“The Leipzig Book Fair is filled with an exceptionally positive literary energy,”
How long has Svět knihy been running the Czech stall at the Leipzig Book Fair?
For 12 years, though always based on a tender from the Ministry of Culture: it is not as though someone gave us the commission purely on our merits, let alone for our blue eyes. Of course it’s because we work with Czech literature, Czech publishers and authors the whole year long. We have a lot of, sometimes unique, know-how on how to represent Czech literature and the Czech book market abroad to the widest extent.
How large is the Czech stall? What do you offer visitors?
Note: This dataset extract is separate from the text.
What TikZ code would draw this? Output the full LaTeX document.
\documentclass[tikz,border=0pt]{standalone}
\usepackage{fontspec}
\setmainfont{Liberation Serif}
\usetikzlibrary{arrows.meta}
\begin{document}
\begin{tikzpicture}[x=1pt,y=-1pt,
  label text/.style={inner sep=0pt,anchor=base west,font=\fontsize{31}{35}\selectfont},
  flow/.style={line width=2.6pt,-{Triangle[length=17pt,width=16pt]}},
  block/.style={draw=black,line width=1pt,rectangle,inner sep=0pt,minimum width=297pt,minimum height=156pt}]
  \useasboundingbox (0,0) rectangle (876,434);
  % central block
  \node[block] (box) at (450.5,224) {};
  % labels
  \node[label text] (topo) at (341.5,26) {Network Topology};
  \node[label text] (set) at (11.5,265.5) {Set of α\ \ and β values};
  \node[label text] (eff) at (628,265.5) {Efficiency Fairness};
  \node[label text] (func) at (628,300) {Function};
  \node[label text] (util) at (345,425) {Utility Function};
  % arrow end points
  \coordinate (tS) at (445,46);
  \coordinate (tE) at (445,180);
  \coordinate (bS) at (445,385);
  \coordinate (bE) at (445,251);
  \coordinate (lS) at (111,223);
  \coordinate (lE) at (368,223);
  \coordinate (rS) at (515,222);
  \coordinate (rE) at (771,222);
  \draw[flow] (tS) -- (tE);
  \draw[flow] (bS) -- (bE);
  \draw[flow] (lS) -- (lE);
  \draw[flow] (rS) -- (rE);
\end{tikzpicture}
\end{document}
Its size has been more or less the same for the whole time that we’ve been arranging it for the Leipzig Book Fair, about fifty square metres. The Ministry expects, and it is also part of the tender, that the company which organises the stall also adds a financial contribution to it themselves. This means that part of the Czech presentation abroad is always commercial; there are publishers who are willing to pay for a special presentation here. However, that is obviously not an overview of everything that the book industry in the Czech Republic has to offer. We add to the book exhibition of children’s literature, for example, books which have won the Zlatá stuha prize. We also do the same for literary fiction, where we give a presentation of books which have received prizes over the past three years.
In what ways is the Leipzig fair different from the others which also present Czech literature?
Leipzig is aimed first and foremost at the visitors. However, the Leipzig visitor is slightly different from those at other book fairs and the tradition of the Leipzig Book Fair goes back centuries. The local visitors are open to literature from other countries, they are willing to listen and to watch, which I think is amazing, and I don’t think there’s anywhere else like it in the world. There are around one hundred and fifty thousand visitors, which is an enormous number, and every reading finds its listener. Naturally, sometimes there are fifteen, sometimes thirty, at other times eighty. As there are a whole host of authors from different countries you also get the agents coming to Leipzig and they go along to the readings and are on the lookout for new talent. This doesn’t mean that the author they find will be published the following year, but perhaps in two or three years – basically, they know about them.
Have you had any regular visitors over the years?
Yes, and this year we have our Japanese friend Kentaro here. He has stopped by here for the past three or four years as he really admires Czech and Slovak literature. He lives here in Leipzig and his relationship towards Czechs and Slovaks is due to a girlfriend that he had from Slovakia. He has learned, albeit broken, Czech and Slovak and we communicate together and he likes to listen to us speaking. I don’t think he has much in the way of money but on the other hand he seems so modest in his ways that he probably doesn’t need much. He’s basically a bit of a palavarer…
What is your immediate impression from this year’s fair?
For me the atmosphere was incredibly positive, filled with a special, let’s say literary energy. The Czech authors who came here and stayed in Leipzig for a while left very happy. It’s also really nice to see young people sitting at the stall, leafing through a book and asking if they can buy it or where they can find it in Germany.